That's me jumping off a bridge.
I never really imagined myself taking such a dive. But in Queenstown, New Zealand, the birth place of bungy jumping, my wife and I decided to jump. She had been talking about it a little before the trip, but my fear of falling off of heights self thought, maybe hoped, she was not being too serious.
Once we made a reservation to jump, I started to get a few butterflies in my stomach. In hindsight, thinking about the jump made more nervous than actually doing it. As I walked across the Kawarau Bridge, 43 meters (141 feet) above a rushing river, I really tried to embrace the no worries Kiwi philosophy. After all, I was jumping with the originators of bungy who have an accident free history. Then it hit me. What if I was going to be the first one? I remember thinking, "Well, it's in God's hands." That was comforting until I started thinking, "What if this is how God wants me to go? What if this is my time?"

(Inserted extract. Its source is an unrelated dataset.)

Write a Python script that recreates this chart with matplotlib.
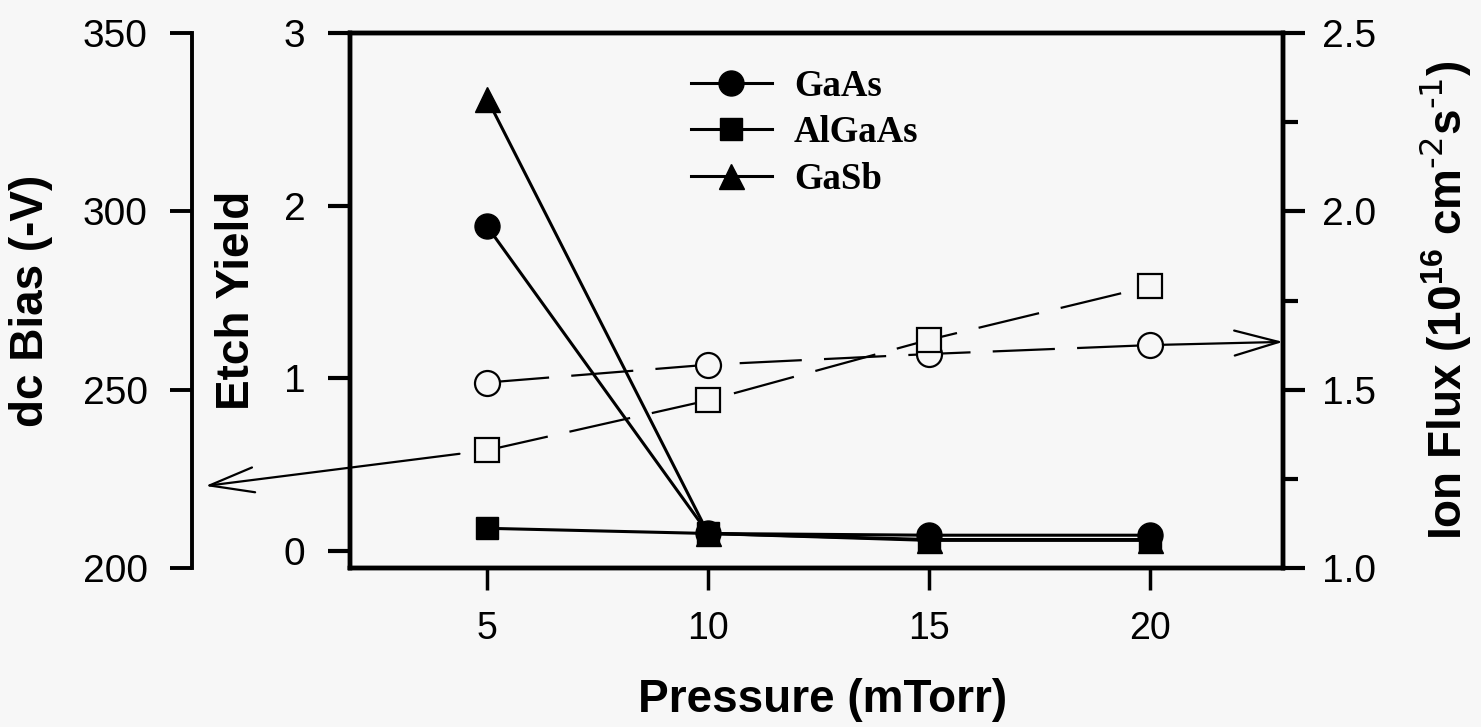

The mind can be an annoying thing.
By the time, I was being strapped in by my feet with nothing more than what appeared to be a towel and some rope, my mind had stopped it's internal dialogue of how God was going to take care of me either by keeping me safe or calling me home. My concern then was making sure I was listening to instruction so I didn't jump of the bridge before I was attached to the bungy cord. (While I know deep down the expert staff there would never let that happen, my mind was a little all over the place.) Then before I could really think about what was happening I was waddled out on a plank and then all I heard was 5-4-3-2-1.
The rush was unbelievable and truly hard to explain. While the free fall was only four seconds long, it's probably the biggest adrenaline surge I've ever had. And then as the water of the river quickly approached, my hurling body began to gradually slow down and I was pulled up again. A couple of bounces later, I realized I had made it.
I know there is an obvious metaphor here for accepting Christ as your Savior. I didn't really want to go that route. Instead, I thought I would just share what was going though my mind. In the end I trusted God and jumped even though I didn't exactly know the outcome. I knew the highest probability was that it would end the way it did. Me safely dangling from a chord, injury free. But still there could have been a lot of other scenarios.
So I guess my question in all of this is, have you ever had times where trusting God meant you may not actually know how things would turn out? I guess, in a way, this is how we live most of our lives as Christians. We trust God not knowing what tomorrow will bring. But have there been any big events or moments that stand out in your life?